Shares were up 1.6 percent following the release.

The world's most valuable publicly traded energy company posted profits of $4 billion, or 95 cents per share, for the quarter, compared with analysts' EPS estimates for 85 cents.

The Irving, Texas-based oil giant earned $1.8 billion, or 43 cents a share in the year ago period.

"Our results reflect an increase in commodity prices and highlight our continued focus on controlling costs and operating efficiently," Chairman and CEO Darren Woods said in a statement.

The integrated energy company brought in $63.3 billion in revenues, missing expectations for $64.7 billion.

Exxon's cash flow generated by its operations — a key metric in the oil and gas industry —were $8.2 billion, significantly better than $4.8 billion in the first quarter of 2016.

Meanwhile, costs fell as Exxon reduced its capital and exploration spending by $4.2 billion, down 19 percent over the past year.

Earnings in Exxon's upstream exploration and production segment improved to $2.3 billion as the company fetched a higher price for its products.

Downstream fuel refining and marketing operations earned $1.1 billion, a slight jump from the year-ago period.

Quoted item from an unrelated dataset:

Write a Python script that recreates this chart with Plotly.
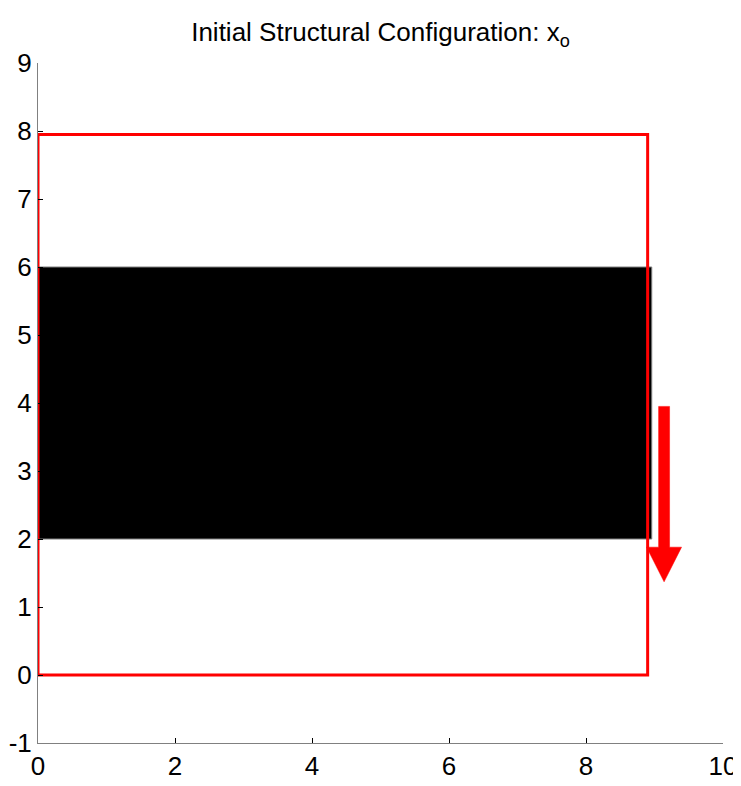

Higher profit margins among other factors underscored the improvement.

Profits in Exxon's chemicals business fell by $184 million from last year to $1.2 billion, hurt by weaker profit margins and foreign exchange factors.

Exxon announced significant investments in its U.S. drilling and refining operations in the first quarter.

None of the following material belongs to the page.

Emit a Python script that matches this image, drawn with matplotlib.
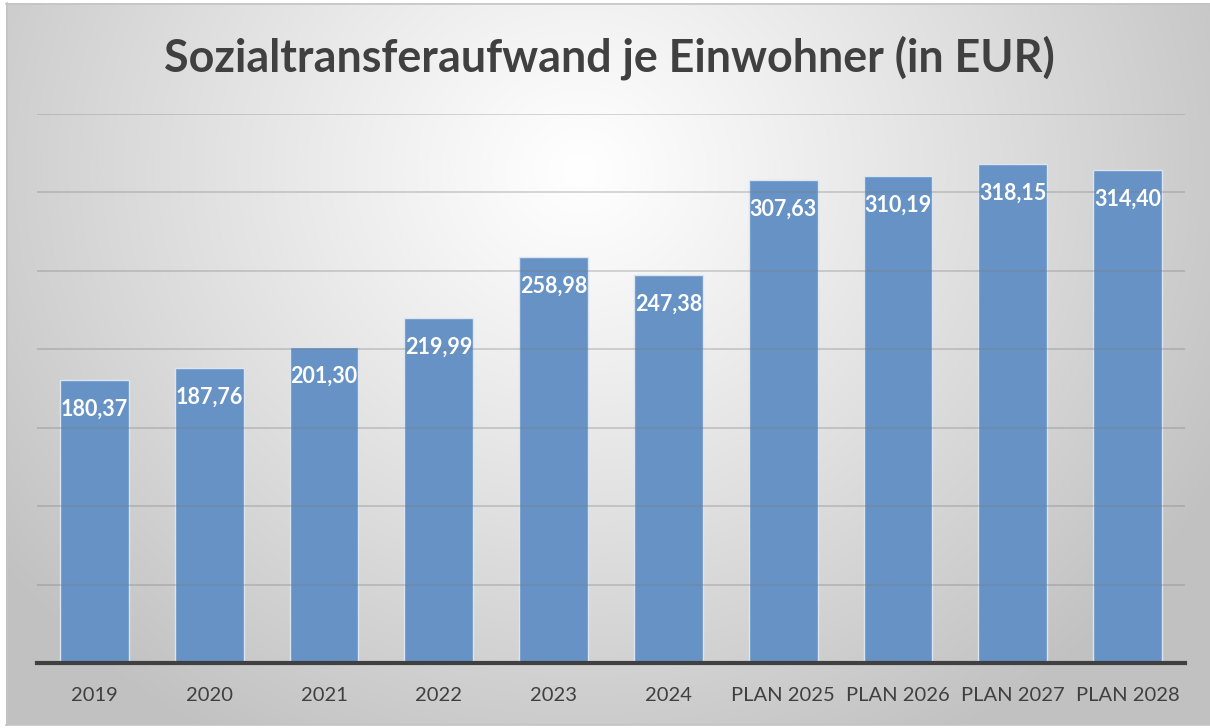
import matplotlib
matplotlib.use("Agg")
import matplotlib.pyplot as plt
import numpy as np

plt.rcParams["font.family"] = ["Lato", "DejaVu Sans"]

categories = ["2019", "2020", "2021", "2022", "2023", "2024",
              "PLAN 2025", "PLAN 2026", "PLAN 2027", "PLAN 2028"]
values = [180.37, 187.76, 201.30, 219.99, 258.98, 247.38,
          307.63, 310.19, 318.15, 314.40]
labels = ["180,37", "187,76", "201,30", "219,99", "258,98", "247,38",
          "307,63", "310,19", "318,15", "314,40"]

W, H = 1210, 728
fig = plt.figure(figsize=(W / 100, H / 100), dpi=100)

# ── background: radial grey gradient inside a light frame ──
bg = fig.add_axes([0, 0, 1, 1])
bg.set_xlim(0, W)
bg.set_ylim(H, 0)
bg.axis("off")
yy, xx = np.mgrid[0:H, 0:W]
d = np.hypot(xx - 580, (yy - 170) * 1.1)
shade = 1.0 - 0.24 * np.clip(d / 720, 0, 1) ** 1.1
img = np.dstack([shade] * 3)
bg.imshow(img[3:725, 6:W], extent=(6, W, 725, 3), interpolation="bilinear",
          aspect="auto", zorder=0)
bg.plot([6, W], [3.5, 3.5], color="#c4c4c4", lw=1.2, zorder=1)
bg.plot([6.5, 6.5], [3, 725], color="#c4c4c4", lw=1.2, zorder=1)
bg.plot([6, W], [725, 725], color="#c4c4c4", lw=1.2, zorder=1)

fig.text(0.504, 0.921, "Sozialtransferaufwand je Einwohner (in EUR)",
         ha="center", va="center", fontsize=32.3, fontweight="bold",
         color="#404040")

# ── bars ──
ax = fig.add_axes([37 / W, (H - 663) / H, (1185 - 37) / W, (663 - 114) / H])
ax.patch.set_alpha(0)
x = np.arange(len(categories))
ax.bar(x, values, width=0.6, color="#6692c6", edgecolor="#dbe5f1",
       linewidth=1, zorder=2)
for xi, v, lab in zip(x, values, labels):
    ax.annotate(lab, (xi, v), xytext=(0, -29), textcoords="offset pixels",
                ha="center", va="center", fontsize=15.5, fontweight="bold",
                color="white", zorder=4)

ax.set_xlim(-0.5, len(categories) - 0.5)
ax.set_ylim(0, 350)
ax.set_yticks(np.arange(50, 351, 50))
ax.yaxis.grid(True, color="#7a7a7a", alpha=0.35, linewidth=1.2, zorder=3)
ax.set_axisbelow(False)
ax.tick_params(axis="y", left=False, labelleft=False)
ax.tick_params(axis="x", bottom=False, pad=14, labelsize=14.5,
               labelcolor="#404040")
ax.set_xticks(x)
ax.set_xticklabels(categories)
for s in ("top", "right", "left"):
    ax.spines[s].set_visible(False)
ax.spines["bottom"].set_color("#404040")
ax.spines["bottom"].set_linewidth(3)
ax.spines["bottom"].set_zorder(5)

fig.savefig("out.png", dpi=100)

In January, it doubled its oil and gas holdings in the southern Permian Basin with a $5.6 billion purchase. Last month, it said it would invest $20 billion in its Gulf Coast chemical and oil refining facilities over the next five years.

The quarter also saw Exxon reduce its overall oil reserves by 3.3 billion barrels, as persistently low oil prices forced the company to take off its books 3.5 billion barrels of bitumen reserves at its Alberta, Canada oil sands project. This came after Exxon took a $2 billion impairment in the previous quarter related to a downward revision of its U.S. reserves.

On Wednesday, Exxon announced a 77 cents quarterly dividend, a two cents increase from last quarter.